-- begin Supplied data --

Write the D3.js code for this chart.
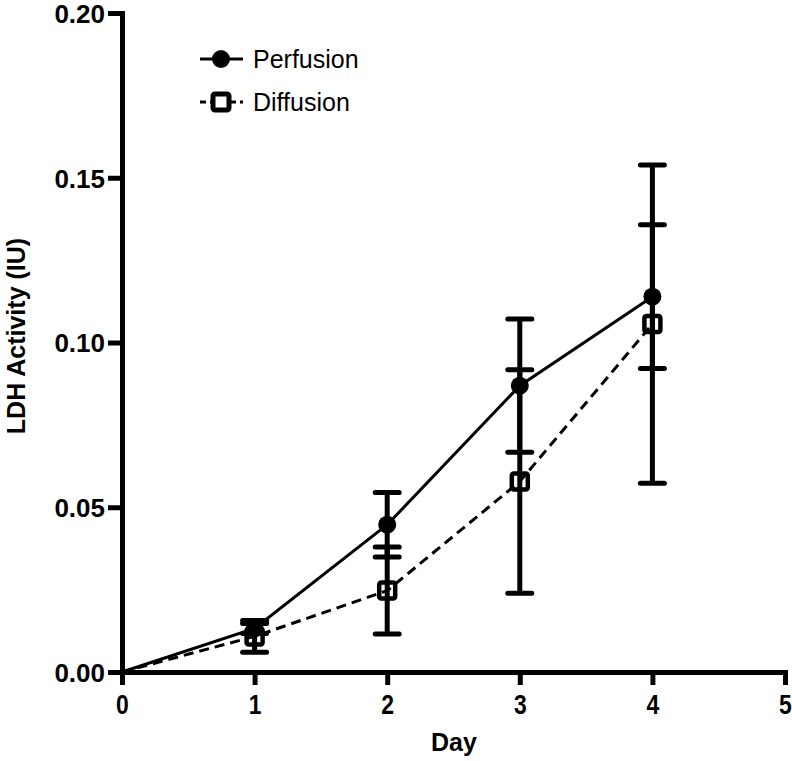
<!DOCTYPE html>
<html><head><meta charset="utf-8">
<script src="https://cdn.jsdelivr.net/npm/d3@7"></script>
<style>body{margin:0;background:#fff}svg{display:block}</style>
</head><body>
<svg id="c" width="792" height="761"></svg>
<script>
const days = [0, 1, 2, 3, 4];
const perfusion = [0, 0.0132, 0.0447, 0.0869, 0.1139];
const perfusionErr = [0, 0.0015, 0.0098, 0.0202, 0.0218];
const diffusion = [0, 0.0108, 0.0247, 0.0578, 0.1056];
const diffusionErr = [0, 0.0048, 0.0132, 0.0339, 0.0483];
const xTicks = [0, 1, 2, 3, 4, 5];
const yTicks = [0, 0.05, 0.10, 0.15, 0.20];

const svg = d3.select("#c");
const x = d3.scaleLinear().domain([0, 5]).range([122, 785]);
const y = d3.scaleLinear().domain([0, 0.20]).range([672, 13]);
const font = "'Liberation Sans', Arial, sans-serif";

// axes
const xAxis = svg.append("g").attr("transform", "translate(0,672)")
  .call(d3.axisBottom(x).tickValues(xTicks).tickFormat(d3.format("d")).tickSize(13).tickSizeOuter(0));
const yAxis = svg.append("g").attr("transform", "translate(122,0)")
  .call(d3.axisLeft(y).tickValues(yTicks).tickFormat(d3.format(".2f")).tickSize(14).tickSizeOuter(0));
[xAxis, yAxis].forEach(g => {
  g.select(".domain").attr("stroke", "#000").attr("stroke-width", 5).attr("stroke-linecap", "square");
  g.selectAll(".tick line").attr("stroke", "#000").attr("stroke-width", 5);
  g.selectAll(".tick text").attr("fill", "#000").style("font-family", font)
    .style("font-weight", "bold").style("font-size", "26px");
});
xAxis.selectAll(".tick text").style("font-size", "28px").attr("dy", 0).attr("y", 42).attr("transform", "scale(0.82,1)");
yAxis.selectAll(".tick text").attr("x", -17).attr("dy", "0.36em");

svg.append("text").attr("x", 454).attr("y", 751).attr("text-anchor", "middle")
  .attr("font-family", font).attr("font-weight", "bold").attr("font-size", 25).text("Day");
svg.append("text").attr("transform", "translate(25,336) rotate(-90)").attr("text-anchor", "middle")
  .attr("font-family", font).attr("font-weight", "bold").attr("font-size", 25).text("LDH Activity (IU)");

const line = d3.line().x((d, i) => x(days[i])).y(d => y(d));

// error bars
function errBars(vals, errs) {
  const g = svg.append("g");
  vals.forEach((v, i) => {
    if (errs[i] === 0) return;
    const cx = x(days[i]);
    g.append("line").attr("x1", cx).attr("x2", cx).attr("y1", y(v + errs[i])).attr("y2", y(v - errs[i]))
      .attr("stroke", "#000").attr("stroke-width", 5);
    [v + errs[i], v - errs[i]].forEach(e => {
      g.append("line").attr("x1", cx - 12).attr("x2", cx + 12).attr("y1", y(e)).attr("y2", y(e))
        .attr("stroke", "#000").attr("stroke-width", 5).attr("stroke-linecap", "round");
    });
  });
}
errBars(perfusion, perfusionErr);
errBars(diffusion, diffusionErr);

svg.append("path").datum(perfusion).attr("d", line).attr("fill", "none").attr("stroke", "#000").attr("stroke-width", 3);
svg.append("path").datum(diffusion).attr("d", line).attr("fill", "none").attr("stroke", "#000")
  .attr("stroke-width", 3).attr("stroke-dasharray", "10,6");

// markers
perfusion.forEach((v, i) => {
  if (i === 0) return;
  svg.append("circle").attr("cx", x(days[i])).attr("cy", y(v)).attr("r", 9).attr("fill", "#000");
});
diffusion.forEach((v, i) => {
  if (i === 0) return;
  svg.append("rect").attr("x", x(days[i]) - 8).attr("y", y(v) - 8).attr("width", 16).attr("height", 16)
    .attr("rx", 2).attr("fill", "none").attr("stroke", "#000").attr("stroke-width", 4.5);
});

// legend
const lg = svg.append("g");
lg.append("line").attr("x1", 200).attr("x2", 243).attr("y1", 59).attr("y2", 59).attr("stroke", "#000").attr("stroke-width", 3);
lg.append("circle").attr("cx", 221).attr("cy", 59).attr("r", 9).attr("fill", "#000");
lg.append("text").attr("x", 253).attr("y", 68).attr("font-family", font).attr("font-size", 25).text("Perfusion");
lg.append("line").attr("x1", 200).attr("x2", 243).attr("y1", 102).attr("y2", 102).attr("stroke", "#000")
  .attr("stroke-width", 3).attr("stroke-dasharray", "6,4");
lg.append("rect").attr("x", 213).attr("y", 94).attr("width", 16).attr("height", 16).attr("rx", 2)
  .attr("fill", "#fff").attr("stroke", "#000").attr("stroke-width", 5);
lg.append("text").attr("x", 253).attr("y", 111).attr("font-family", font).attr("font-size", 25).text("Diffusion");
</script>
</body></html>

-- end Supplied data --

> Work instructions: Output the data exactly. Pictures don't belong in the result.

> Right answer:
Write the D3.js code for this chart.
<!DOCTYPE html>
<html><head><meta charset="utf-8">
<script src="https://cdn.jsdelivr.net/npm/d3@7"></script>
<style>body{margin:0;background:#fff}svg{display:block}</style>
</head><body>
<svg id="c" width="792" height="761"></svg>
<script>
const days = [0, 1, 2, 3, 4];
const perfusion = [0, 0.0132, 0.0447, 0.0869, 0.1139];
const perfusionErr = [0, 0.0015, 0.0098, 0.0202, 0.0218];
const diffusion = [0, 0.0108, 0.0247, 0.0578, 0.1056];
const diffusionErr = [0, 0.0048, 0.0132, 0.0339, 0.0483];
const xTicks = [0, 1, 2, 3, 4, 5];
const yTicks = [0, 0.05, 0.10, 0.15, 0.20];

const svg = d3.select("#c");
const x = d3.scaleLinear().domain([0, 5]).range([122, 785]);
const y = d3.scaleLinear().domain([0, 0.20]).range([672, 13]);
const font = "'Liberation Sans', Arial, sans-serif";

// axes
const xAxis = svg.append("g").attr("transform", "translate(0,672)")
  .call(d3.axisBottom(x).tickValues(xTicks).tickFormat(d3.format("d")).tickSize(13).tickSizeOuter(0));
const yAxis = svg.append("g").attr("transform", "translate(122,0)")
  .call(d3.axisLeft(y).tickValues(yTicks).tickFormat(d3.format(".2f")).tickSize(14).tickSizeOuter(0));
[xAxis, yAxis].forEach(g => {
  g.select(".domain").attr("stroke", "#000").attr("stroke-width", 5).attr("stroke-linecap", "square");
  g.selectAll(".tick line").attr("stroke", "#000").attr("stroke-width", 5);
  g.selectAll(".tick text").attr("fill", "#000").style("font-family", font)
    .style("font-weight", "bold").style("font-size", "26px");
});
xAxis.selectAll(".tick text").style("font-size", "28px").attr("dy", 0).attr("y", 42).attr("transform", "scale(0.82,1)");
yAxis.selectAll(".tick text").attr("x", -17).attr("dy", "0.36em");

svg.append("text").attr("x", 454).attr("y", 751).attr("text-anchor", "middle")
  .attr("font-family", font).attr("font-weight", "bold").attr("font-size", 25).text("Day");
svg.append("text").attr("transform", "translate(25,336) rotate(-90)").attr("text-anchor", "middle")
  .attr("font-family", font).attr("font-weight", "bold").attr("font-size", 25).text("LDH Activity (IU)");

const line = d3.line().x((d, i) => x(days[i])).y(d => y(d));

// error bars
function errBars(vals, errs) {
  const g = svg.append("g");
  vals.forEach((v, i) => {
    if (errs[i] === 0) return;
    const cx = x(days[i]);
    g.append("line").attr("x1", cx).attr("x2", cx).attr("y1", y(v + errs[i])).attr("y2", y(v - errs[i]))
      .attr("stroke", "#000").attr("stroke-width", 5);
    [v + errs[i], v - errs[i]].forEach(e => {
      g.append("line").attr("x1", cx - 12).attr("x2", cx + 12).attr("y1", y(e)).attr("y2", y(e))
        .attr("stroke", "#000").attr("stroke-width", 5).attr("stroke-linecap", "round");
    });
  });
}
errBars(perfusion, perfusionErr);
errBars(diffusion, diffusionErr);

svg.append("path").datum(perfusion).attr("d", line).attr("fill", "none").attr("stroke", "#000").attr("stroke-width", 3);
svg.append("path").datum(diffusion).attr("d", line).attr("fill", "none").attr("stroke", "#000")
  .attr("stroke-width", 3).attr("stroke-dasharray", "10,6");

// markers
perfusion.forEach((v, i) => {
  if (i === 0) return;
  svg.append("circle").attr("cx", x(days[i])).attr("cy", y(v)).attr("r", 9).attr("fill", "#000");
});
diffusion.forEach((v, i) => {
  if (i === 0) return;
  svg.append("rect").attr("x", x(days[i]) - 8).attr("y", y(v) - 8).attr("width", 16).attr("height", 16)
    .attr("rx", 2).attr("fill", "none").attr("stroke", "#000").attr("stroke-width", 4.5);
});

// legend
const lg = svg.append("g");
lg.append("line").attr("x1", 200).attr("x2", 243).attr("y1", 59).attr("y2", 59).attr("stroke", "#000").attr("stroke-width", 3);
lg.append("circle").attr("cx", 221).attr("cy", 59).attr("r", 9).attr("fill", "#000");
lg.append("text").attr("x", 253).attr("y", 68).attr("font-family", font).attr("font-size", 25).text("Perfusion");
lg.append("line").attr("x1", 200).attr("x2", 243).attr("y1", 102).attr("y2", 102).attr("stroke", "#000")
  .attr("stroke-width", 3).attr("stroke-dasharray", "6,4");
lg.append("rect").attr("x", 213).attr("y", 94).attr("width", 16).attr("height", 16).attr("rx", 2)
  .attr("fill", "#fff").attr("stroke", "#000").attr("stroke-width", 5);
lg.append("text").attr("x", 253).attr("y", 111).attr("font-family", font).attr("font-size", 25).text("Diffusion");
</script>
</body></html>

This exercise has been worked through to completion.